Raining down hard on Colin Kaepernick and NFL Commissioner Roger Goodell, the New York Post's Phil Mushnick is bucking the trend by media liberals to patronize the radical social justice warrior who "gamed" the NFL leader. Mushnick stiff-arms Goodell and Kaepernick for essentially spoiling the pro football experience for so many Americans.
It's no wonder that fabulously rich professional athletes have an "exaggerated, even fantastic sense of self-entitlement. ... They’re invited to live in a world that doesn’t correspond with our orbit," Mushnick courageously writes in the era of media adoration for social justice warriors in uniforms. Instead of shutting down the disrespectful protests, Goodell bowed to Kaepernick's hypocrisy from the time it started in 2016.
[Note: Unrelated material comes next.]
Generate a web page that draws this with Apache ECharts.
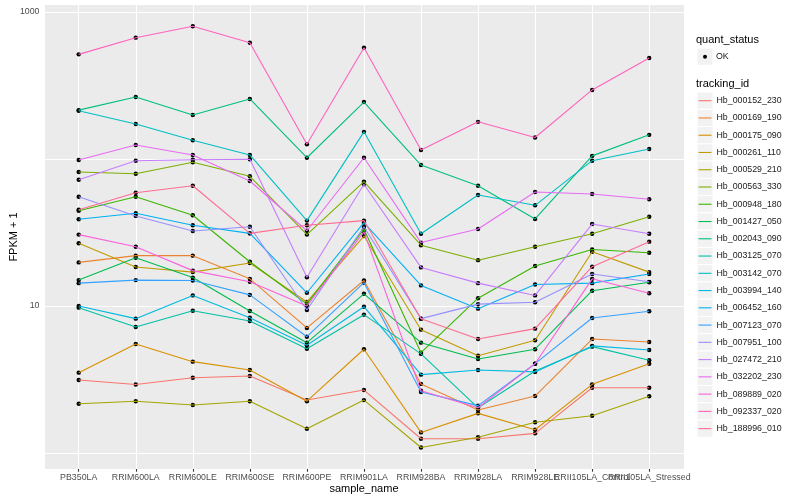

Mushnick provides a perspective that is 180 degrees away from what most of his colleagues have been offering up during the Kaepernick saga. It took a big turn last week when he and fellow kneeler Eric Reid reached a settlement with the NFL over their legal complaint of collusion:
"In the case of Colin Kaepernick, now over three years old, Goodell, as is his habit, avoided telling plain, practical, common-sense, good-for-all truths. Instead, he led with his feckless, patronizing, pandering make-it-go-away senses that only extended and exacerbated the issue."
At first Goodell ignored the anthem protests that began in 2016 and escalated in 2017. The NFL moved last May to disallow the controversial protests, then backtracked when the players' union squawked. Only a handful of players protested in 2018.
The NFL gave current and former players, who formed a social justice movement, the Players Coalition, $89 million for their efforts to influence prison reform and other agendas. As the NFL brand smoldered in controversy, Goodell fiddled. He attended a bail hearing in New Orleans for a man accused of committing an armed robbery. USA Today's Nancy Armour described his actions as joining with NFL players in the fight against social injustice. Goodell extended his good wishes — not to the victim of the crime — but to the grandfather of the alleged perp.
Mushnick says Goodell should have known from the start that anthem protests at NFL games were in everyone’s worst interests, including Kapernick’s. He says that instead of allowing Kaepernick’s game-day anthem activism, the NFL should have realized that it had to protect its $14 billion industry, paid Colin what he was owed and let him go. That would have set the proper tone:
"Soon Colin discovers that word of his on-the-job behavior has spread throughout the niche industry. He can’t find work with his previous boss’s competitors. With the industry having determined that he’s bad for business, Colin combats this sensible conclusion by suing for collusion.
"The court quickly dismisses the case as not merely frivolous but ridiculous."
With Goodell fully admonished, Mushnick really laid into Kaepernick:
"Kaepernick is not your standard protester of world conditions such as global warming or bear hunting. He doesn’t aspire to altruistic social change. At last word he’s not even registered to vote. He’s a fringe lunatic, radicalized in thought and deeds.
"His police brutality protests are appalling in that he apparently supports the brutalization — and worse — of police. He is a fundraising booster of Joanne Chesimard, now Assata Shakur, a Black Liberation Army member in exile in Cuba after her conviction for participating in the traffic-stop execution of New Jersey State Trooper Werner Foerster, who, at 34, left a wife and 3-year-old son."
Mushnick writes:
"Goodell miss that? How? Why? Irrelevant? How about Nike, Kaepernick’s capitalist business partner and universal influence peddler?
"Kaepernick is also a conspicuous acolyte of communist revolutionary Che Guevara, whose sense of justice and free expression was to execute opponents — real or imagined — without trial, when, as researchers claim, he wasn’t holding a Nazi-style book-burning and issuing death warrants for Cuban writers who dissented with his ideology."
Mushnick is curious about why Nike doesn't support the courage of Kaepernick's convictions by selling socks depicting police as pigs, which is what Kaepernick wore during a San Francisco 49ers' practice session in 2016.
In the void of NFL leadership on this issue, Mushnick says, some people would have told Kaepernick from the start that "the NFL doesn’t owe him a living, so get lost and stay there. Better yet, go to hell. I would not have allowed him to game the game." But Goodell’s unwise NFL paid him off instead.